I see that “Automotive Dealer Day” sneaked its way onto the list for the area around Verona. Hard to think of what would be good to eat here, though I guess 40W oil might be useful for frying. Maybe this is one event in which food isn’t involved, hard as that may be to imagine. Unless they are cleverly referring to the automotive dealer as the edible item.
The few sagre I’ve been to tend to follow a simple pattern: Pick a local product you wish to festivize; get lots of it; organize it on stands or in halls, possibly with demonstrations of its cultivation, history, industrial management, recipes, or whatever other features seem important; cook lots of it in various ways to sell at inflated prices; add some extra events, such as demonstrations of historic skills (how to make cheese or spin wool or other things the old-fashioned way is popular); perhaps add some race or competitive event; publicize, provide parking (this one is optional), make money.
Oh — and make sure you hold your event in a picturesque little place that is almost (or better, completely) unreachable by public transport. Trains? Buses? Of course they exist, except on Sunday, when often they do not. Then you get off at the nearest station and try to find a taxi or, as happened last year, you walk. We did eight miles. Lino has made it clear that we are not going to repeat this exploit.
The problem is that any sagra reasonably near home base isn’t very appealing. You need distance, even a frustrating distance, to create the necessary allure. Because — let’s be honest — spending the day wandering among pumpkins or grapes doesn’t have a lot more intrinsic appeal than spending the day in the produce department of the supermarket. Spending the day among gnocchi — why travel? As soon as you walk out the door here, you’re surrounded by them. So to speak.
I spent two days trying to organize the logistics to go to Arqua’ Petrarca, which devotes two consecutive Sundays to its local star, the zizoe. In fact, I had my heart set on it. This is always a bad move, because disappointment is usually right behind. I discovered that while a train does go to the nearest town, Monselice, there are two choices for traveling the four miles (six kilometers) to Arqua’ Petrarca. The first was by taxi — there is one taxi in Monselice — and the driver wanted 20 euros ($27) each way. You see that it’s not only in Venice where they flay your wallet alive. Or the bus. I checked, not without some difficulty, with the bus company, and guess what? They don’t run on Sunday.

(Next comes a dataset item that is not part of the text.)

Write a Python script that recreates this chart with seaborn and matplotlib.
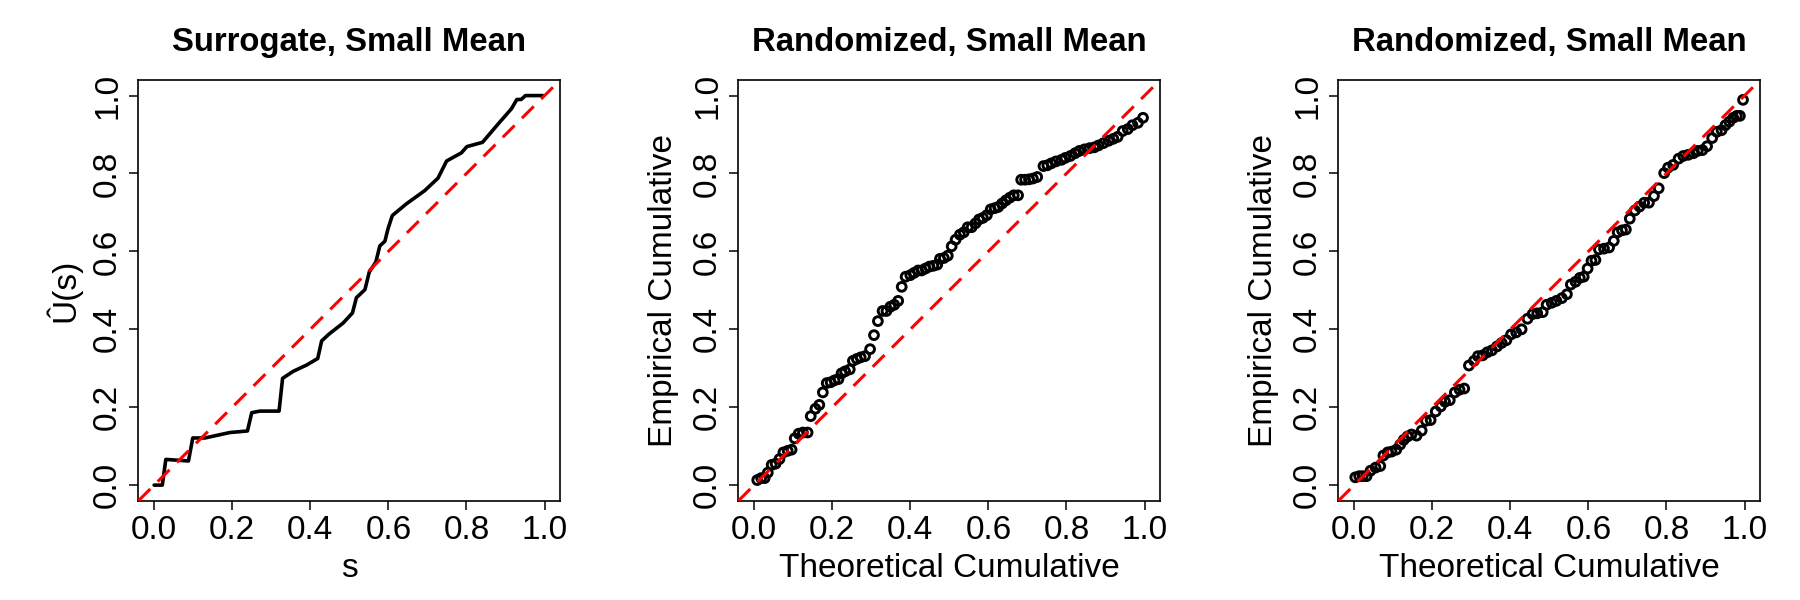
import numpy as np
import pandas as pd
import matplotlib
matplotlib.use("Agg")
import matplotlib.pyplot as plt
import seaborn as sns

# ---------------- data ----------------
titles = ["Surrogate, Small Mean", "Randomized, Small Mean", "Randomized, Small Mean"]
xlabels = ["s", "Theoretical Cumulative", "Theoretical Cumulative"]
ylabels = ["Û(s)", "Empirical Cumulative", "Empirical Cumulative"]
tick_values = [0.0, 0.2, 0.4, 0.6, 0.8, 1.0]
tick_labels = ["0.0", "0.2", "0.4", "0.6", "0.8", "1.0"]

surrogate_s = [0.0, 0.021, 0.030, 0.088, 0.099, 0.130, 0.194, 0.239, 0.250, 0.271,
               0.320, 0.329, 0.356, 0.390, 0.419, 0.429, 0.447, 0.484, 0.508, 0.518,
               0.540, 0.551, 0.568, 0.578, 0.591, 0.599, 0.610, 0.646, 0.693, 0.727,
               0.749, 0.787, 0.801, 0.841, 0.881, 0.915, 0.929, 0.940, 0.951, 0.996]
surrogate_u = [0.0, 0.0, 0.066, 0.062, 0.121, 0.121, 0.135, 0.139, 0.186, 0.190,
               0.190, 0.274, 0.292, 0.308, 0.325, 0.370, 0.387, 0.416, 0.442, 0.481,
               0.502, 0.547, 0.573, 0.614, 0.626, 0.658, 0.692, 0.722, 0.756, 0.788,
               0.832, 0.853, 0.869, 0.880, 0.927, 0.966, 0.990, 0.990, 1.0, 1.0]

rand1_theoretical = [0.008, 0.018, 0.027, 0.035, 0.045, 0.055, 0.065, 0.075, 0.086, 0.096,
                     0.104, 0.114, 0.125, 0.137, 0.145, 0.157, 0.167, 0.176, 0.186, 0.196,
                     0.206, 0.216, 0.224, 0.233, 0.245, 0.253, 0.263, 0.273, 0.284, 0.297,
                     0.307, 0.317, 0.329, 0.339, 0.349, 0.359, 0.369, 0.378, 0.388, 0.400,
                     0.410, 0.420, 0.429, 0.439, 0.449, 0.459, 0.469, 0.476, 0.486, 0.496,
                     0.506, 0.516, 0.527, 0.537, 0.547, 0.557, 0.567, 0.576, 0.586, 0.596,
                     0.606, 0.616, 0.625, 0.635, 0.645, 0.655, 0.665, 0.676, 0.684, 0.694,
                     0.704, 0.714, 0.725, 0.741, 0.751, 0.761, 0.773, 0.787, 0.797, 0.810,
                     0.822, 0.833, 0.846, 0.859, 0.871, 0.882, 0.895, 0.908, 0.920, 0.931,
                     0.944, 0.957, 0.969, 0.983, 0.996]
rand1_empirical = [0.013, 0.018, 0.018, 0.032, 0.052, 0.055, 0.067, 0.084, 0.088, 0.091,
                   0.120, 0.132, 0.135, 0.135, 0.177, 0.196, 0.206, 0.238, 0.262, 0.264,
                   0.269, 0.272, 0.287, 0.292, 0.297, 0.319, 0.324, 0.328, 0.331, 0.349,
                   0.385, 0.421, 0.447, 0.447, 0.458, 0.463, 0.473, 0.509, 0.535, 0.539,
                   0.545, 0.551, 0.551, 0.556, 0.561, 0.563, 0.566, 0.581, 0.583, 0.589,
                   0.613, 0.630, 0.643, 0.649, 0.662, 0.662, 0.672, 0.682, 0.686, 0.693,
                   0.708, 0.711, 0.714, 0.723, 0.731, 0.738, 0.744, 0.744, 0.784, 0.784,
                   0.785, 0.787, 0.791, 0.819, 0.821, 0.826, 0.831, 0.835, 0.840, 0.845,
                   0.852, 0.858, 0.862, 0.865, 0.867, 0.872, 0.878, 0.884, 0.889, 0.894,
                   0.909, 0.914, 0.924, 0.930, 0.943]

rand2_theoretical = [0.003, 0.013, 0.022, 0.032, 0.042, 0.055, 0.067, 0.075, 0.086, 0.096,
                     0.108, 0.118, 0.127, 0.137, 0.147, 0.160, 0.173, 0.184, 0.196, 0.209,
                     0.222, 0.233, 0.245, 0.258, 0.270, 0.282, 0.294, 0.307, 0.317, 0.329,
                     0.341, 0.353, 0.366, 0.378, 0.390, 0.402, 0.415, 0.429, 0.444, 0.457,
                     0.469, 0.483, 0.493, 0.506, 0.518, 0.532, 0.545, 0.555, 0.567, 0.578,
                     0.588, 0.598, 0.608, 0.618, 0.627, 0.640, 0.653, 0.665, 0.675, 0.686,
                     0.696, 0.706, 0.719, 0.731, 0.743, 0.755, 0.768, 0.780, 0.794, 0.804,
                     0.817, 0.831, 0.843, 0.856, 0.869, 0.880, 0.892, 0.904, 0.917, 0.929,
                     0.941, 0.951, 0.961, 0.971, 0.980, 0.988, 0.996]
rand2_empirical = [0.020, 0.023, 0.023, 0.023, 0.037, 0.045, 0.049, 0.076, 0.084, 0.086,
                   0.091, 0.104, 0.116, 0.125, 0.130, 0.127, 0.140, 0.165, 0.167, 0.189,
                   0.202, 0.214, 0.218, 0.238, 0.245, 0.248, 0.307, 0.319, 0.331, 0.333,
                   0.341, 0.346, 0.356, 0.365, 0.372, 0.387, 0.392, 0.400, 0.427, 0.439,
                   0.441, 0.444, 0.463, 0.468, 0.473, 0.480, 0.490, 0.515, 0.522, 0.532,
                   0.535, 0.556, 0.576, 0.578, 0.605, 0.607, 0.610, 0.627, 0.649, 0.654,
                   0.656, 0.684, 0.705, 0.715, 0.725, 0.725, 0.742, 0.762, 0.801, 0.815,
                   0.822, 0.838, 0.845, 0.848, 0.852, 0.858, 0.860, 0.870, 0.891, 0.907,
                   0.911, 0.924, 0.933, 0.943, 0.948, 0.948, 0.989]

# ---------------- style ----------------
sns.set_theme(style="ticks")
plt.rcParams["font.family"] = ["Liberation Sans", "DejaVu Sans"]
plt.rcParams["lines.scale_dashes"] = False

FS = 24
FS_TITLE = 23.7
fig = plt.figure(figsize=(18, 6), dpi=100)

panels = [
    ("line", pd.DataFrame({"x": surrogate_s, "y": surrogate_u})),
    ("points", pd.DataFrame({"x": rand1_theoretical, "y": rand1_empirical})),
    ("points", pd.DataFrame({"x": rand2_theoretical, "y": rand2_empirical})),
]

for i, (kind, df) in enumerate(panels):
    ax = fig.add_axes([0.07694 + i / 3.0, 0.1655, 0.23428, 0.70117])
    if kind == "line":
        sns.lineplot(data=df, x="x", y="y", sort=False, estimator=None,
                     color="black", linewidth=2.6, ax=ax)
    else:
        sns.scatterplot(data=df, x="x", y="y", color="none", edgecolor="black",
                        linewidth=2.1, s=40, marker="o", ax=ax)
    ax.axline((0, 0), slope=1, color="#ff0000", linewidth=2.2, dashes=(12, 7.5),
              zorder=5)
    ax.set_xlim(-0.04, 1.04)
    ax.set_ylim(-0.04, 1.04)
    ax.set_xticks(tick_values)
    ax.set_xticklabels(tick_labels)
    ax.set_yticks(tick_values)
    ax.set_yticklabels(tick_labels)
    ax.tick_params(axis="both", direction="out", length=6.5, width=1.1,
                   colors="black", labelsize=FS)
    ax.tick_params(axis="x", pad=3.5)
    ax.tick_params(axis="y", pad=4.5, labelrotation=90)
    for lab in ax.get_yticklabels():
        lab.set_verticalalignment("center")
    for sp in ax.spines.values():
        sp.set_visible(True)
        sp.set_linewidth(1.2)
        sp.set_color("black")
    ax.set_xlabel(xlabels[i], fontsize=FS, color="black")
    ax.set_ylabel(ylabels[i], fontsize=FS, color="black")
    ax.xaxis.set_label_coords(0.5, -0.16)
    ax.xaxis.label.set_verticalalignment("center")
    ax.yaxis.set_label_coords(-0.178, 0.5)
    ax.yaxis.label.set_verticalalignment("center")
    ax.set_title(titles[i], fontsize=FS_TITLE, fontweight="bold", y=1.09,
                 va="center", pad=0, color="black")
    ax.grid(False)

fig.savefig("out.png", dpi=100, facecolor="white")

I myself would seriously considering getting a folding bicycle , which would be easy to carry on the train, but Lino didn’t want to hear about it. He may have sensed I was edging too close to committing an Americanata.
I forgot to mention that for us to arrive at a sagra at a reasonable hour (say, 9:00 AM, when it might be opening), it means getting up at 4:00. Because to be at the train station by 6:00 or so means there is only one vaporetto running — sorry, I meant crawling. So if I’m prepared to get up in the middle of the night like some shift worker in a Christmas-ornament factory, the sagroids — or however the organizers are called — ought to make some provision for me.
Sending a limousine would be acceptable.